What is expected –
Do any lines in the data below contain "with"? If so, copy every one of them.

Excerpted records –
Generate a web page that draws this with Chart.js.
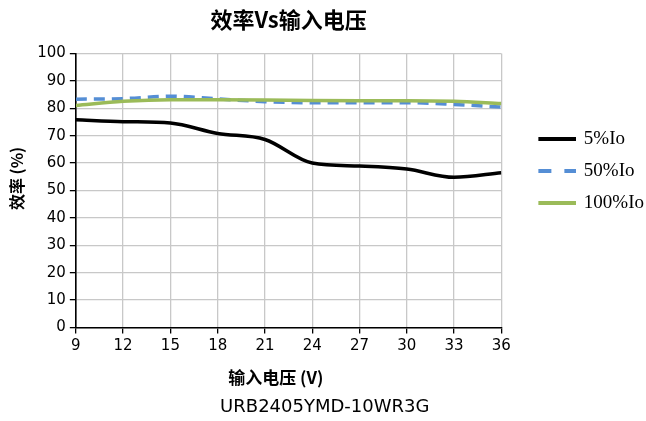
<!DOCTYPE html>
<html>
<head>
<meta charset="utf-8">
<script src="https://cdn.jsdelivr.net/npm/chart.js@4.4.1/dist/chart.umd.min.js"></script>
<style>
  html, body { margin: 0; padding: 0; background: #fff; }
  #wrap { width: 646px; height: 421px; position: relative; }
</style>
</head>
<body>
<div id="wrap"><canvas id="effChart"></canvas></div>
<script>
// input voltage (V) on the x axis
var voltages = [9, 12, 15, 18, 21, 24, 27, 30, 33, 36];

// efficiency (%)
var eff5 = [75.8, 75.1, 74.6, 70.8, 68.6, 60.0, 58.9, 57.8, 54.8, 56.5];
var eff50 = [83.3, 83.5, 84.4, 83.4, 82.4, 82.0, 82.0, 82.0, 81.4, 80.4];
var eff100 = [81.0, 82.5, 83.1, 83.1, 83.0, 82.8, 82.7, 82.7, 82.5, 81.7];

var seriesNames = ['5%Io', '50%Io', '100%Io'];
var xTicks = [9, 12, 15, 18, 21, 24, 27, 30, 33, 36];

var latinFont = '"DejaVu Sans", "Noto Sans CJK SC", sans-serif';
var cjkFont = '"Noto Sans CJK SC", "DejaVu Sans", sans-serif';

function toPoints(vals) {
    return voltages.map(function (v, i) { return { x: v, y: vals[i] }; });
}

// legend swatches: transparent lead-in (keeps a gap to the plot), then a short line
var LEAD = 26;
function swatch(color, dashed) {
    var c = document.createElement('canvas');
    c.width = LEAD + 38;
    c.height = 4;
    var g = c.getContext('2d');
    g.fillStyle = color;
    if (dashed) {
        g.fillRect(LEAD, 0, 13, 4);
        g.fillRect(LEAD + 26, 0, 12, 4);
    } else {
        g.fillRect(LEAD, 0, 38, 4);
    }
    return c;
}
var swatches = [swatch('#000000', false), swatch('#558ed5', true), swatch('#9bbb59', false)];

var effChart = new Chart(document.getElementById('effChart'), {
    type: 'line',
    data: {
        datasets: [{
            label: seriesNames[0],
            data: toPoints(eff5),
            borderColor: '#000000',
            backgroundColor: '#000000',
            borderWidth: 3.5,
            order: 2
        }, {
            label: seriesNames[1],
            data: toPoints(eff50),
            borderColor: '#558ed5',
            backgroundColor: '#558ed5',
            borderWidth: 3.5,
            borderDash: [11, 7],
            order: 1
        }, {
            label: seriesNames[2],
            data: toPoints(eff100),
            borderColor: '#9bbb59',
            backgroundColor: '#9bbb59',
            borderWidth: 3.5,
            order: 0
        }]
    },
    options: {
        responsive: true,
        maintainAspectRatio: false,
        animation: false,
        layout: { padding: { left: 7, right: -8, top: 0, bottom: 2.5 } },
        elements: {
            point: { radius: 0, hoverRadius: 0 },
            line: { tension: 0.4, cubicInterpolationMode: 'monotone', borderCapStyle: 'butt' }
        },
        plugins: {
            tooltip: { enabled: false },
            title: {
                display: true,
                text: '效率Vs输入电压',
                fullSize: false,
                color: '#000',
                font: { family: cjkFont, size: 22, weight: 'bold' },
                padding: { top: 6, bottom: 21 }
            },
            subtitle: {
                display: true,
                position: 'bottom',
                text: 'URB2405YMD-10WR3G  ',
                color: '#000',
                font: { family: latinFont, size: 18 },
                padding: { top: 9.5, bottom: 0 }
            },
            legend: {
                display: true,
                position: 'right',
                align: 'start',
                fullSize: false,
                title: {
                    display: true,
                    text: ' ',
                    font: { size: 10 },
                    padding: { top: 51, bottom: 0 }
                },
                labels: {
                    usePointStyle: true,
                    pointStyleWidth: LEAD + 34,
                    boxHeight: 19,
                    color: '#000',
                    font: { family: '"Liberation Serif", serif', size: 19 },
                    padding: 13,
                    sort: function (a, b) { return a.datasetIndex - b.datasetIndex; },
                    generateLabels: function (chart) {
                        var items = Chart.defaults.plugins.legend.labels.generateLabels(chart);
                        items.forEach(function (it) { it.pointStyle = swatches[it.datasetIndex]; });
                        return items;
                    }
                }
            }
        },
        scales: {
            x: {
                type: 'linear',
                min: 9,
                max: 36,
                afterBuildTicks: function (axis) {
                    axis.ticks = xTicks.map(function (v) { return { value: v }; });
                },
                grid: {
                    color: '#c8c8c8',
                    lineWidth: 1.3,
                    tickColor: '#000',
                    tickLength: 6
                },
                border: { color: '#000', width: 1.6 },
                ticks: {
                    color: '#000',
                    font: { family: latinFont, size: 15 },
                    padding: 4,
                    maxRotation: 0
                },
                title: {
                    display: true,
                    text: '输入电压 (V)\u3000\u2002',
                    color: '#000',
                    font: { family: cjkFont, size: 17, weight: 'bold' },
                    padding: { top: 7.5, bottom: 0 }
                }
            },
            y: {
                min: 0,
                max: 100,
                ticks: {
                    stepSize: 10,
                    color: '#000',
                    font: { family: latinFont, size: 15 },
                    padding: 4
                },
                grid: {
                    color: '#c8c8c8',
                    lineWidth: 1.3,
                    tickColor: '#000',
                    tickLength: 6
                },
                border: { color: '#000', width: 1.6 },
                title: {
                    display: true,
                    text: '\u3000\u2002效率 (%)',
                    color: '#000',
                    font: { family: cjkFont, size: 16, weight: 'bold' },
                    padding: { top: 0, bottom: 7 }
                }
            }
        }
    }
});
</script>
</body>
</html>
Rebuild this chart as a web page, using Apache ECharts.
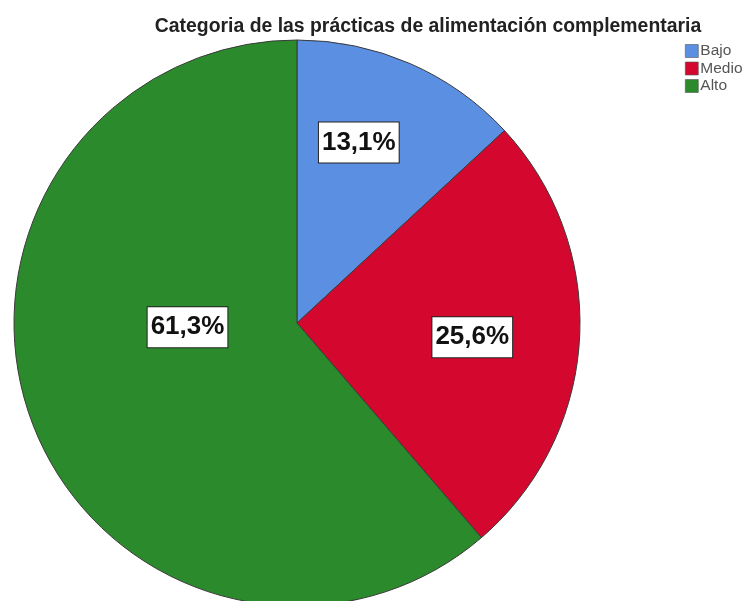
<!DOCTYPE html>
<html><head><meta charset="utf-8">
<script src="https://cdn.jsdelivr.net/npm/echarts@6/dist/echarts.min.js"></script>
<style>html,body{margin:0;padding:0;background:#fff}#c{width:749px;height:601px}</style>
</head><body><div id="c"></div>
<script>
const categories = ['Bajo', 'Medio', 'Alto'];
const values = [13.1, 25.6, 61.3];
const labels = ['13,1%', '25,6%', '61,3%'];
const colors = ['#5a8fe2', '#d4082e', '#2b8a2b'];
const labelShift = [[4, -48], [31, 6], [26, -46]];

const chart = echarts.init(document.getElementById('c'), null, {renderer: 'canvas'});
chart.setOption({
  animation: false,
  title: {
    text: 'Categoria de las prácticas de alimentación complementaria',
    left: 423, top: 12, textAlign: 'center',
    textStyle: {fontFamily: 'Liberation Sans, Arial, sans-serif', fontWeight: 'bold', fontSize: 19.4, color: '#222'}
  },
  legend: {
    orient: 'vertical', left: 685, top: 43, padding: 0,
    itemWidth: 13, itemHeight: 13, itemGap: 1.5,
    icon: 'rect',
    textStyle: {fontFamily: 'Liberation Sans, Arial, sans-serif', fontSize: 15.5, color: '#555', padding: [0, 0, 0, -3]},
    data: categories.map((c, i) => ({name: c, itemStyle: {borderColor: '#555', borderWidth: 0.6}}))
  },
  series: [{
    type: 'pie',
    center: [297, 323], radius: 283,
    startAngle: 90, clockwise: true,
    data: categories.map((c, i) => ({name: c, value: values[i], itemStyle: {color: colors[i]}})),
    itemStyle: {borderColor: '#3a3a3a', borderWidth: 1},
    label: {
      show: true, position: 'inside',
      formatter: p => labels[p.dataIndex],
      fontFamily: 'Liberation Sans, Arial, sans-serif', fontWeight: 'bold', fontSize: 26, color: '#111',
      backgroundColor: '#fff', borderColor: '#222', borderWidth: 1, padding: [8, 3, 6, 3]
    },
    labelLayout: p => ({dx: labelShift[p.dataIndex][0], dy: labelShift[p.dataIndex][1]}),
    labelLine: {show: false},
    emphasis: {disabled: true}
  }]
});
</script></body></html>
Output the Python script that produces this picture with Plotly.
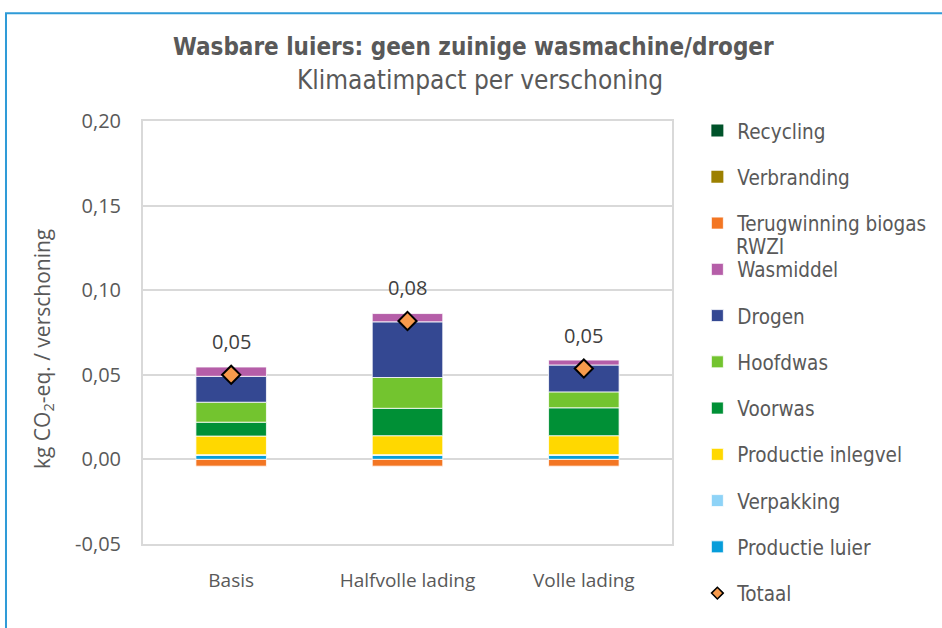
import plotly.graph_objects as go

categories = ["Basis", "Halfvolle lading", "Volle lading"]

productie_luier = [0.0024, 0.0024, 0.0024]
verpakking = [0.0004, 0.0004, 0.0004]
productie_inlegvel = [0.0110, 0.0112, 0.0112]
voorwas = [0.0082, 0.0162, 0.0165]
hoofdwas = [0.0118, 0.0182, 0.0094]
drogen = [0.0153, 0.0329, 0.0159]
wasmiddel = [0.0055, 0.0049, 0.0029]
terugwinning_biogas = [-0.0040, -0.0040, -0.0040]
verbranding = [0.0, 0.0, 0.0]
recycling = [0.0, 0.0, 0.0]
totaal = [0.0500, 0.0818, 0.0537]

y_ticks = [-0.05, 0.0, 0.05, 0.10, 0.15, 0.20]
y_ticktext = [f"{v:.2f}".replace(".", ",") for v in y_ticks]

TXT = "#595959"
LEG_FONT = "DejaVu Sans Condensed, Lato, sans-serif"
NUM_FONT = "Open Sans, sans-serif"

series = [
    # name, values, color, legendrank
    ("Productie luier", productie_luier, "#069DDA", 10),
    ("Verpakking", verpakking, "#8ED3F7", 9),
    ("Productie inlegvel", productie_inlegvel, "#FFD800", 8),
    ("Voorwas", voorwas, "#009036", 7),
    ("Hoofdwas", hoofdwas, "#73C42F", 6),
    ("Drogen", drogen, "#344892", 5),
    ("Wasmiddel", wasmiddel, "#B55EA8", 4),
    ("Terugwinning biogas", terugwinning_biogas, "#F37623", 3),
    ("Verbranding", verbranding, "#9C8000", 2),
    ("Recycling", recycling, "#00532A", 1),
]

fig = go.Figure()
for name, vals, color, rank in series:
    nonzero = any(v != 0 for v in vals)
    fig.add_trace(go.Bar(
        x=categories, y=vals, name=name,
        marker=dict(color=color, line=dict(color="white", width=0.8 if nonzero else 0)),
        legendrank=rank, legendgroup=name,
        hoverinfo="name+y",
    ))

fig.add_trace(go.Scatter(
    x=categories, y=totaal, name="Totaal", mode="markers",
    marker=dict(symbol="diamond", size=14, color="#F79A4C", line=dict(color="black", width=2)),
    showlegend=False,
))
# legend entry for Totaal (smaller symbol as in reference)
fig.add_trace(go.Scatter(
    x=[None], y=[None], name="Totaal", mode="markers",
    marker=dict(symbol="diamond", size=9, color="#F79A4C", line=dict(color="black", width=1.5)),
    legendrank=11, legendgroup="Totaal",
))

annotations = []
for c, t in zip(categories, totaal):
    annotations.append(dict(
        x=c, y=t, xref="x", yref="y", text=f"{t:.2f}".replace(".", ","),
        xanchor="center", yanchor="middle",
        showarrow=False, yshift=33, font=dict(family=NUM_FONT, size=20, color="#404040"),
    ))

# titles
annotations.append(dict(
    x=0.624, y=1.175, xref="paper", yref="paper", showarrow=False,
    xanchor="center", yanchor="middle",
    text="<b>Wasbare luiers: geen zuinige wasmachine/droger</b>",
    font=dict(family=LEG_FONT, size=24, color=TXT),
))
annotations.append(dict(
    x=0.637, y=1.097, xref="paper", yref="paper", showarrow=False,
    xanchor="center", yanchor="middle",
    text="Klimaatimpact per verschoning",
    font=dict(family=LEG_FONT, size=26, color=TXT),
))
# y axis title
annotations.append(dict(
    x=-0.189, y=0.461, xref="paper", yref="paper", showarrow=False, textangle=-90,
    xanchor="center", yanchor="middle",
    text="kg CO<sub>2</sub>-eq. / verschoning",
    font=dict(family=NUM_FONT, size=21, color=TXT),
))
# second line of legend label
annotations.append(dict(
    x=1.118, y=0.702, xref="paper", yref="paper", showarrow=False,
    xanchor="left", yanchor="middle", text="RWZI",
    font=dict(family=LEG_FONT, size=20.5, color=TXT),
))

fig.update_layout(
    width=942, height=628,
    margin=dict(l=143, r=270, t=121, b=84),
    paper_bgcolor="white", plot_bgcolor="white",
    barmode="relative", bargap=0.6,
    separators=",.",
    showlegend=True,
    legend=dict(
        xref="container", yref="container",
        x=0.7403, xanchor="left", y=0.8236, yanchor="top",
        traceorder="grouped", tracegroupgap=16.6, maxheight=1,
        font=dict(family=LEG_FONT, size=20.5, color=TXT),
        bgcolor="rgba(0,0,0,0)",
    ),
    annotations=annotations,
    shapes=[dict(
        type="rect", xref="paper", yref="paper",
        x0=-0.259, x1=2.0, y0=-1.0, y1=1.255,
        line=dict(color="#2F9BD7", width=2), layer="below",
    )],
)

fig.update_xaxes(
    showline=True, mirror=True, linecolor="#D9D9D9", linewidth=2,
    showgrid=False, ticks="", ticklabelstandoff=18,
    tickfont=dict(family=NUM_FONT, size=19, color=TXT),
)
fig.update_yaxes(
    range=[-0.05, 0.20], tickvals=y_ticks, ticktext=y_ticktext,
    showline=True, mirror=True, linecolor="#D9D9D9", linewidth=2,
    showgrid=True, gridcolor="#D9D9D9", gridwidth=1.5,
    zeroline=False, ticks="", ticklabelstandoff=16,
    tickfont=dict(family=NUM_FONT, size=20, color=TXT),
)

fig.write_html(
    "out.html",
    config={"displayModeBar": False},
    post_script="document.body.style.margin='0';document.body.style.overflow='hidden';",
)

Answer in full –
Generate a web page that draws this with Chart.js.
Output the Python script that produces this picture with Plotly.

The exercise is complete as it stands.